Reactive cloud cost management is the practice of analyzing and reducing cloud costs only after spending has already occurred, rather than preventing inefficiencies in real time across platforms like Amazon Web Services, Microsoft Azure, and Google Cloud Platform.
In this approach, organizations review billing data periodically, often weekly or monthly to identify cost spikes, inefficiencies, or waste. Actions such as rightsizing resources, removing unused infrastructure, or adjusting configurations are taken only after costs have exceeded expectations.
At a practical level, this answers a key question: what happens when cloud cost management is done after the fact instead of in real time?
Why reactive cloud cost management exists
Reactive cost management is common because many organizations rely on traditional financial processes and native cloud tools.
Typical reasons include:
- Dependence on delayed billing reports
- Lack of real time cost visibility
- Manual review processes
- Limited automation in cost control
- Separation between engineering and finance teams
These factors naturally lead to a reactive model where issues are identified only after they impact costs.
How reactive cloud cost management works
Reactive cost management follows a cycle of observation and correction.
Cost data collection
Cloud providers generate billing and usage reports, often with a delay of several hours to days.
Post spend analysis
Teams analyze cost reports to identify:
- Unexpected cost increases
- Idle or underutilized resources
- Inefficient configurations
Remediation actions
After identifying issues, teams take corrective steps such as:
- Downsizing resources
- Removing unused infrastructure
- Adjusting scaling policies
Monitoring results
Teams track whether these actions reduce future costs.
This cycle repeats periodically, making optimization delayed rather than continuous.
Reactive vs proactive cloud cost management
The key difference lies in timing and effectiveness.
| Aspect | Reactive Management | Proactive Management |
| Timing | After costs occur | Before costs occur |
| Approach | Periodic analysis | Continuous monitoring |
| Speed of action | Delayed | Immediate |
| Cost impact | Partial savings | Prevented waste |
Reactive management focuses on fixing problems, while proactive management focuses on preventing them.
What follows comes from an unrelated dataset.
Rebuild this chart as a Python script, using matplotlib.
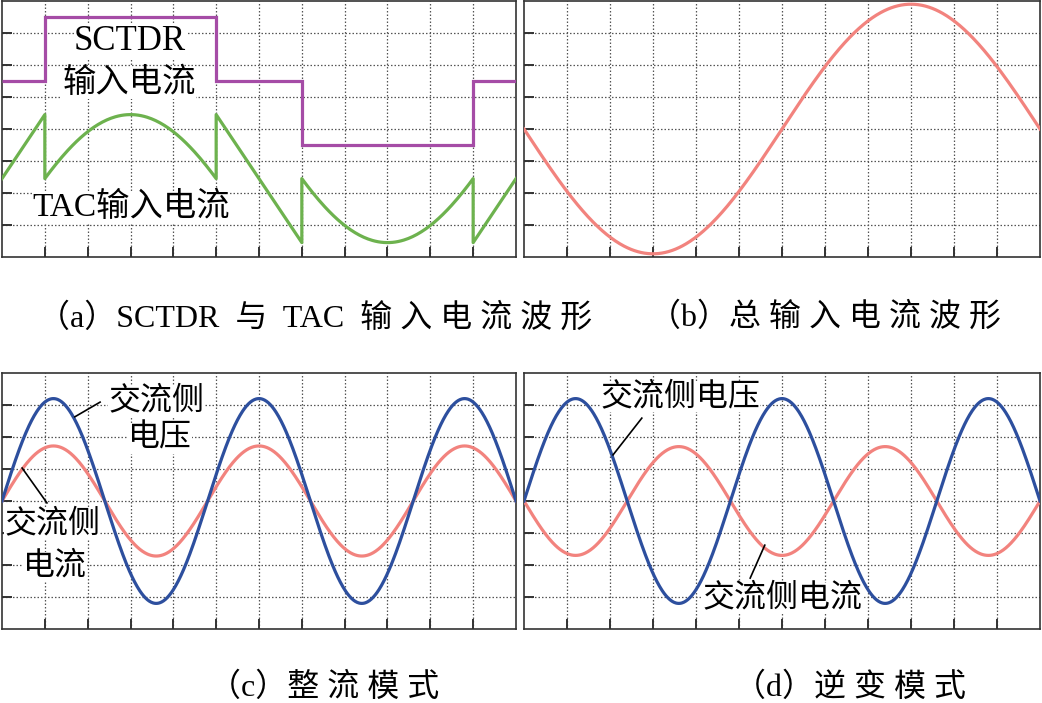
import numpy as np
import matplotlib
matplotlib.use("Agg")
import matplotlib.pyplot as plt

FONT = ["Liberation Serif", "Noto Sans CJK SC", "DejaVu Sans"]
plt.rcParams["font.family"] = FONT

# oscilloscope screen: 12 x 8 divisions, values in divisions
N_XDIV = 12
N_YDIV = 8

# (a) SCTDR input current: square wave edges and levels
sctdr_edges = [0, 1, 5, 7, 11, 12]
sctdr_levels = [1.5, 3.5, 1.5, -0.5, 1.5]

# (a) TAC input current: straight ramps and sine-shaped arcs
tac_ramp_x = [[0, 1], [5, 7], [11, 12]]
tac_ramp_y = [[-1.55, 0.45], [0.45, -3.55], [-3.55, -1.55]]
tac_arc_span = [[1, 5], [7, 11]]
tac_arc_peak = [0.45, -3.55]
tac_arc_sign = [1, -1]
tac_arc_amp = 4.0

# (b) total input current
total_amp = -3.9
total_period = 12.0

# (c)/(d) AC side voltage and current
ac_period = 4.8
volt_amp = 3.2
curr_amp_rect = 1.72
curr_amp_inv = -1.7

PURPLE = "#a54ca6"
GREEN = "#6db24e"
RED = "#f2837e"
BLUE = "#2d4f9e"
LW = 2.3


def style_axes(ax):
    ax.set_xlim(0, N_XDIV)
    ax.set_ylim(-N_YDIV / 2, N_YDIV / 2)
    ax.set_xticks(np.arange(1, N_XDIV))
    ax.set_yticks(np.arange(-N_YDIV / 2 + 1, N_YDIV / 2))
    ax.set_xticklabels([])
    ax.set_yticklabels([])
    ax.tick_params(direction="in", length=7, width=1.4, color="#333333",
                   top=False, right=False)
    ax.grid(True, linestyle=(0, (1.2, 1.6)), color="#555555", lw=0.9)
    for sp in ax.spines.values():
        sp.set_linewidth(1.2)
        sp.set_color("#333333")


def label(ax, x, y, s, size=24):
    ax.text(x, y, s, ha="center", va="center", fontsize=size, family=FONT,
            zorder=6, bbox=dict(facecolor="white", edgecolor="none", pad=0))


def leader(ax, x0, y0, x1, y1):
    ax.plot([x0, x1], [y0, y1], color="black", lw=1.2, zorder=7)


W, H = 1042, 703
fig = plt.figure(figsize=(W / 100, H / 100), dpi=100)


def px_axes(l, t, r, b):
    return fig.add_axes([l / W, 1 - b / H, (r - l) / W, (b - t) / H])


ax_a = px_axes(2, 1, 516, 257)
ax_b = px_axes(524, 1, 1040, 257)
ax_c = px_axes(2, 373, 516, 629)
ax_d = px_axes(524, 373, 1040, 629)
for ax in (ax_a, ax_b, ax_c, ax_d):
    style_axes(ax)

# (a)
ax_a.stairs(sctdr_levels, sctdr_edges, color=PURPLE, lw=LW, baseline=None, zorder=3)
tac_x, tac_y = [], []
for k in range(3):
    tac_x += tac_ramp_x[k]
    tac_y += tac_ramp_y[k]
    if k < 2:
        x0, x1 = tac_arc_span[k]
        xs = np.linspace(x0, x1, 120)
        xc = 0.5 * (x0 + x1)
        ys = tac_arc_peak[k] - tac_arc_sign[k] * tac_arc_amp * (1 - np.cos(np.pi * (xs - xc) / 6))
        tac_x += list(xs)
        tac_y += list(ys)
ax_a.plot(tac_x, tac_y, color=GREEN, lw=LW, zorder=3)
label(ax_a, 2.99, 2.72, "SCTDR", 25)
label(ax_a, 2.97, 1.44, "输入电流", 24)
label(ax_a, 3.01, -2.44, "TAC输入电流", 24)

# (b)
xb = np.linspace(0, N_XDIV, 600)
ax_b.plot(xb, total_amp * np.sin(2 * np.pi * xb / total_period), color=RED, lw=LW, zorder=3)

# (c)
xc = np.linspace(0, N_XDIV, 800)
ph = 2 * np.pi * xc / ac_period
ax_c.plot(xc, curr_amp_rect * np.sin(ph), color=RED, lw=LW, zorder=3)
ax_c.plot(xc, volt_amp * np.sin(ph), color=BLUE, lw=LW, zorder=4)
label(ax_c, 3.6, 3.12, "交流侧", 23)
label(ax_c, 3.69, 1.94, "电压", 23)
label(ax_c, 1.17, -0.72, "交流侧", 23)
label(ax_c, 1.24, -2.06, "电流", 23)
leader(ax_c, 2.29, 3.09, 1.70, 2.63)
leader(ax_c, 0.47, 1.03, 1.05, -0.06)

# (d)
ax_d.plot(xc, curr_amp_inv * np.sin(ph), color=RED, lw=LW, zorder=3)
ax_d.plot(xc, volt_amp * np.sin(ph), color=BLUE, lw=LW, zorder=4)
label(ax_d, 3.63, 3.25, "交流侧电压", 23)
label(ax_d, 6.0, -3.03, "交流侧电流", 23)
leader(ax_d, 2.74, 2.59, 2.07, 1.44)
leader(ax_d, 5.6, -1.38, 5.26, -2.41)

# captions
cap = dict(fontsize=23, family=FONT, va="center", ha="left")
fig.text(38 / W, 1 - 318 / H, "（a）SCTDR  与  TAC  输 入 电 流 波 形", **cap)
fig.text(649 / W, 1 - 317 / H, "（b）总 输 入 电 流 波 形", **cap)
fig.text(209 / W, 1 - 688 / H, "（c）整 流 模 式", **cap)
fig.text(734 / W, 1 - 688 / H, "（d）逆 变 模 式", **cap)

fig.savefig("out.png", dpi=100, facecolor="white")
Limitations of reactive cloud cost management
While reactive approaches can reduce some costs, they have inherent limitations:
- Delayed detection of cost issues
- Accumulation of waste before action
- Missed optimization opportunities
- Increased operational effort
- Inconsistent cost control
These limitations often result in higher overall cloud spend compared to proactive approaches.
Common scenarios of reactive cost management
Reactive cost management is typically seen in:
- Monthly cost reviews by finance teams
- Manual audits of cloud resources
- Post-incident analysis of cost spikes
- Ad-hoc optimization efforts
These scenarios highlight the lack of continuous monitoring and automation.
When reactive management is still useful
Despite its limitations, reactive cost management has some value.
It is useful for:
- Identifying long term cost trends
- Performing periodic audits
- Validating optimization strategies
- Supporting financial reporting
However, it should not be the primary approach to managing cloud costs.
The shift away from reactive models
Modern cloud environments are moving away from reactive cost management toward continuous and automated models.
This shift includes:
- Real time cost tracking
- Automated alerts and controls
- Continuous optimization processes
- Integration of cost management into daily operations
This evolution reduces delays and improves efficiency.
How Usage.ai moves beyond reactive cost management
Usage.ai addresses the core limitations of reactive cloud cost management by enabling continuous, real time optimization at the pricing and commitment layer.
In reactive models, organizations often adjust resources after identifying inefficiencies but fail to optimize the underlying pricing strategies in time. This results in persistent financial inefficiencies even after operational fixes.
Usage.ai continuously analyzes real-time usage and dynamically executes commitment decisions, ensuring that pricing remains aligned with actual demand. This eliminates delays between insight and action and prevents inefficiencies from accumulating.
According to internal benchmarks, organizations can achieve significant cost reductions when moving away from manual, reactive optimization toward automated execution models, with potential savings in the range of 30–50% on compute spend. See how Usage AI works.
Strategic insight
Reactive cloud cost management is a necessary starting point for many organizations but is inherently limited by its delayed nature. While it can identify inefficiencies, it cannot prevent them. Organizations that transition to continuous, proactive, and automated cost management models achieve greater efficiency, faster optimization, and more predictable cloud spending outcomes.